Given problem: Scan the data below and pick out the lines containing the word "this".

Rows:
::::

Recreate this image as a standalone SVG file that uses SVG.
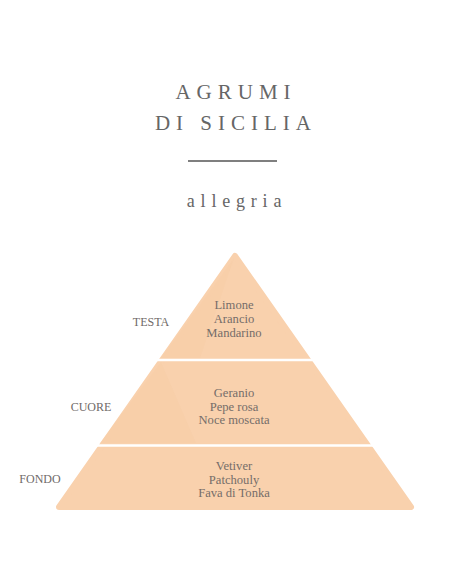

::::

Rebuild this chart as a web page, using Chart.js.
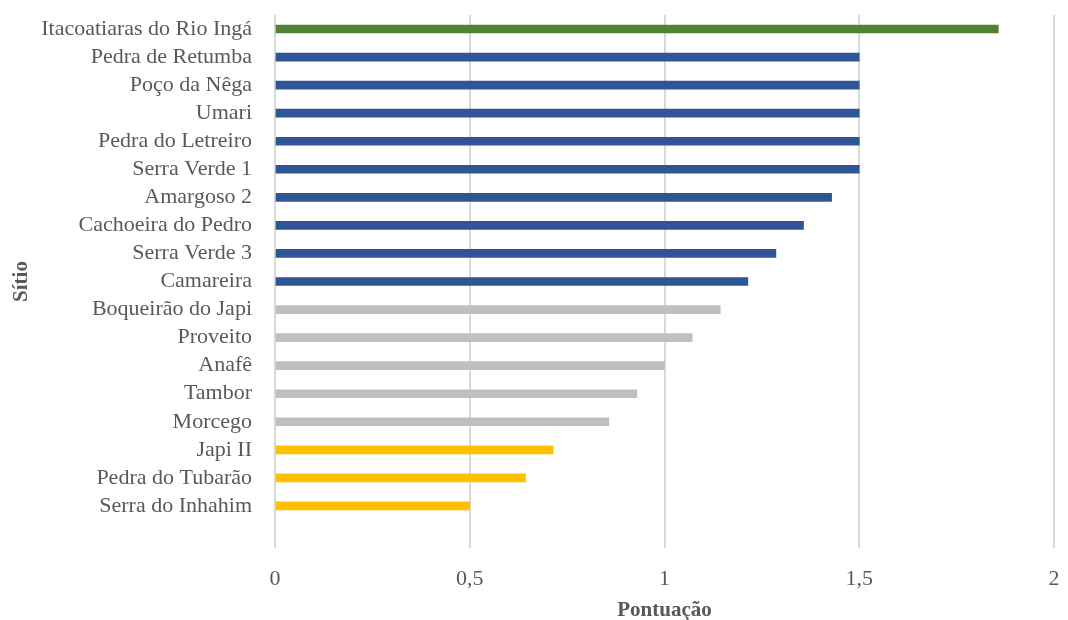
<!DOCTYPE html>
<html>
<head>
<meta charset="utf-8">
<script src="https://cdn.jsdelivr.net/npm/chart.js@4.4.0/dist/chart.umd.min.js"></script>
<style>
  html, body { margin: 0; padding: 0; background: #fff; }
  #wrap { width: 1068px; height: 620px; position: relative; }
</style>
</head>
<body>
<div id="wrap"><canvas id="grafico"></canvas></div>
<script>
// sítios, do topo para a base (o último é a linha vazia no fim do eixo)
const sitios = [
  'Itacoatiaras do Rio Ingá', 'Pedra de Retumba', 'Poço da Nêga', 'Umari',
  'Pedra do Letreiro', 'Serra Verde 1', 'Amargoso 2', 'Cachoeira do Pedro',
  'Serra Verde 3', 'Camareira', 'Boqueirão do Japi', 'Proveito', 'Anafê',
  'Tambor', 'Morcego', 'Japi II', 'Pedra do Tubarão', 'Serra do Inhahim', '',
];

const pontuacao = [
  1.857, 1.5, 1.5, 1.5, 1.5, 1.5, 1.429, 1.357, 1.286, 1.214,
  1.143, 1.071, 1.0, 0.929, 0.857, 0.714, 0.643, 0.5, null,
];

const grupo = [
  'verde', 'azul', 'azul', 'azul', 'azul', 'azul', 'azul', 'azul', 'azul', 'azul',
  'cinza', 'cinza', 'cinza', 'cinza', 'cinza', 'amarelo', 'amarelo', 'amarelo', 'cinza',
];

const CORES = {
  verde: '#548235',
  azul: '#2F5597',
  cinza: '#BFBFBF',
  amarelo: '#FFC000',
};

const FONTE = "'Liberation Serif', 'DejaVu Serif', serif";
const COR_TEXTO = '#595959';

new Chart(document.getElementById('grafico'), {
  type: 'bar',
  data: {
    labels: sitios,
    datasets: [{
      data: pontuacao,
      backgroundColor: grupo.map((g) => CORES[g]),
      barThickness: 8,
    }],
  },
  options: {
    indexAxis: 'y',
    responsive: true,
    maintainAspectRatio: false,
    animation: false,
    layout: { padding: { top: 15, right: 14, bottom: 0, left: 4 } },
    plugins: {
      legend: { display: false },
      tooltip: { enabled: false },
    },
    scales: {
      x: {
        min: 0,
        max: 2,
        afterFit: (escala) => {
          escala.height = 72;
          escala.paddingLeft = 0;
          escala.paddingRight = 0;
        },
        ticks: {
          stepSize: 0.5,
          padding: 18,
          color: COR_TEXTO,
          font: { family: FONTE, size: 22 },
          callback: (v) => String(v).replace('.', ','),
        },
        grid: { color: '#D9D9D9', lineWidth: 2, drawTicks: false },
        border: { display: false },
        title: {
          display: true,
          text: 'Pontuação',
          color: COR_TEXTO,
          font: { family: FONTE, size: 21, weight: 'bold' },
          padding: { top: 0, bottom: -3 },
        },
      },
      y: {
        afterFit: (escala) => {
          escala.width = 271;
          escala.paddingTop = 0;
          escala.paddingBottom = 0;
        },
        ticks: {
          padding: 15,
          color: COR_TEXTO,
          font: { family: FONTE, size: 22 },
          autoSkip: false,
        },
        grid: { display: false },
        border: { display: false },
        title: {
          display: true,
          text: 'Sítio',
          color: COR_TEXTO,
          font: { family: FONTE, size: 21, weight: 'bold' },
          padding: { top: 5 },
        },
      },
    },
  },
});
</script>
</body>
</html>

::::

Expected answer:
Recreate this image as a standalone SVG file that uses SVG.
Rebuild this chart as a web page, using Chart.js.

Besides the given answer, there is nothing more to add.